→ DATA
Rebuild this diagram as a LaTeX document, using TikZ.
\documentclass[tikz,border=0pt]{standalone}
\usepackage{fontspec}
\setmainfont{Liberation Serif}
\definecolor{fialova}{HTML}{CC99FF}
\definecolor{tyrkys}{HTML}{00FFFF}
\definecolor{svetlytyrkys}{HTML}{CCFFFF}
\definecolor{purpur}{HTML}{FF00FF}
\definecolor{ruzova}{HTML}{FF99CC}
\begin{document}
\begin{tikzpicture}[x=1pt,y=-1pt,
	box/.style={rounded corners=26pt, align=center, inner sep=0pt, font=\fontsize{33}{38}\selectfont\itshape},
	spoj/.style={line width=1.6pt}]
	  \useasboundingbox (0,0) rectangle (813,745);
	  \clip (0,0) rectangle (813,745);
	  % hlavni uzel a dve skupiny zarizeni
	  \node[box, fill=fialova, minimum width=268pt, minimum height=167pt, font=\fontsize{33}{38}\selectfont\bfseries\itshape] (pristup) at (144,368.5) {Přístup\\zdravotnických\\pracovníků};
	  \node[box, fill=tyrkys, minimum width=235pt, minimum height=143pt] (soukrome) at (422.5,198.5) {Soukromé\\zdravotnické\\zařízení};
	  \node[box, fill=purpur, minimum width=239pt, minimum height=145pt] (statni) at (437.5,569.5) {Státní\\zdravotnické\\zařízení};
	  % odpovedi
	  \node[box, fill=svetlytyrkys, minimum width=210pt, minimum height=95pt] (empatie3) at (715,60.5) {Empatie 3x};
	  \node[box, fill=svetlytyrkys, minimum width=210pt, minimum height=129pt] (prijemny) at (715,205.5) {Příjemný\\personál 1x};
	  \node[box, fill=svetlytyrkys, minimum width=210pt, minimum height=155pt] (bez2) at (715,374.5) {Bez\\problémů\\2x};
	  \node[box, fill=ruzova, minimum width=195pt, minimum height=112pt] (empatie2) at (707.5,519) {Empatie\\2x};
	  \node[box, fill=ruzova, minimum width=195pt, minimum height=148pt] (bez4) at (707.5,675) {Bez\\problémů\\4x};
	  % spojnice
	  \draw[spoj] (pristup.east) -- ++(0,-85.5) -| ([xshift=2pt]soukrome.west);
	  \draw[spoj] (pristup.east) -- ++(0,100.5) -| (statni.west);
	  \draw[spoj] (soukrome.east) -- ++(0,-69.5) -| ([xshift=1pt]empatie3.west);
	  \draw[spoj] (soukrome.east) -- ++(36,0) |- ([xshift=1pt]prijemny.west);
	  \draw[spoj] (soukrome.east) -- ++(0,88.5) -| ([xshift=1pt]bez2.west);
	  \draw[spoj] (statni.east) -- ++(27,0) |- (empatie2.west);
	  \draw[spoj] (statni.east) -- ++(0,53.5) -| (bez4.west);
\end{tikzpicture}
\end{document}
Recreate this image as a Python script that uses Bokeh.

→ EXERCISE OBJECTIVE
Write the data out again in full and exactly.

→ TASK RESPONSE
Rebuild this diagram as a LaTeX document, using TikZ.
\documentclass[tikz,border=0pt]{standalone}
\usepackage{fontspec}
\setmainfont{Liberation Serif}
\definecolor{fialova}{HTML}{CC99FF}
\definecolor{tyrkys}{HTML}{00FFFF}
\definecolor{svetlytyrkys}{HTML}{CCFFFF}
\definecolor{purpur}{HTML}{FF00FF}
\definecolor{ruzova}{HTML}{FF99CC}
\begin{document}
\begin{tikzpicture}[x=1pt,y=-1pt,
	box/.style={rounded corners=26pt, align=center, inner sep=0pt, font=\fontsize{33}{38}\selectfont\itshape},
	spoj/.style={line width=1.6pt}]
	  \useasboundingbox (0,0) rectangle (813,745);
	  \clip (0,0) rectangle (813,745);
	  % hlavni uzel a dve skupiny zarizeni
	  \node[box, fill=fialova, minimum width=268pt, minimum height=167pt, font=\fontsize{33}{38}\selectfont\bfseries\itshape] (pristup) at (144,368.5) {Přístup\\zdravotnických\\pracovníků};
	  \node[box, fill=tyrkys, minimum width=235pt, minimum height=143pt] (soukrome) at (422.5,198.5) {Soukromé\\zdravotnické\\zařízení};
	  \node[box, fill=purpur, minimum width=239pt, minimum height=145pt] (statni) at (437.5,569.5) {Státní\\zdravotnické\\zařízení};
	  % odpovedi
	  \node[box, fill=svetlytyrkys, minimum width=210pt, minimum height=95pt] (empatie3) at (715,60.5) {Empatie 3x};
	  \node[box, fill=svetlytyrkys, minimum width=210pt, minimum height=129pt] (prijemny) at (715,205.5) {Příjemný\\personál 1x};
	  \node[box, fill=svetlytyrkys, minimum width=210pt, minimum height=155pt] (bez2) at (715,374.5) {Bez\\problémů\\2x};
	  \node[box, fill=ruzova, minimum width=195pt, minimum height=112pt] (empatie2) at (707.5,519) {Empatie\\2x};
	  \node[box, fill=ruzova, minimum width=195pt, minimum height=148pt] (bez4) at (707.5,675) {Bez\\problémů\\4x};
	  % spojnice
	  \draw[spoj] (pristup.east) -- ++(0,-85.5) -| ([xshift=2pt]soukrome.west);
	  \draw[spoj] (pristup.east) -- ++(0,100.5) -| (statni.west);
	  \draw[spoj] (soukrome.east) -- ++(0,-69.5) -| ([xshift=1pt]empatie3.west);
	  \draw[spoj] (soukrome.east) -- ++(36,0) |- ([xshift=1pt]prijemny.west);
	  \draw[spoj] (soukrome.east) -- ++(0,88.5) -| ([xshift=1pt]bez2.west);
	  \draw[spoj] (statni.east) -- ++(27,0) |- (empatie2.west);
	  \draw[spoj] (statni.east) -- ++(0,53.5) -| (bez4.west);
\end{tikzpicture}
\end{document}
Recreate this image as a Python script that uses Bokeh.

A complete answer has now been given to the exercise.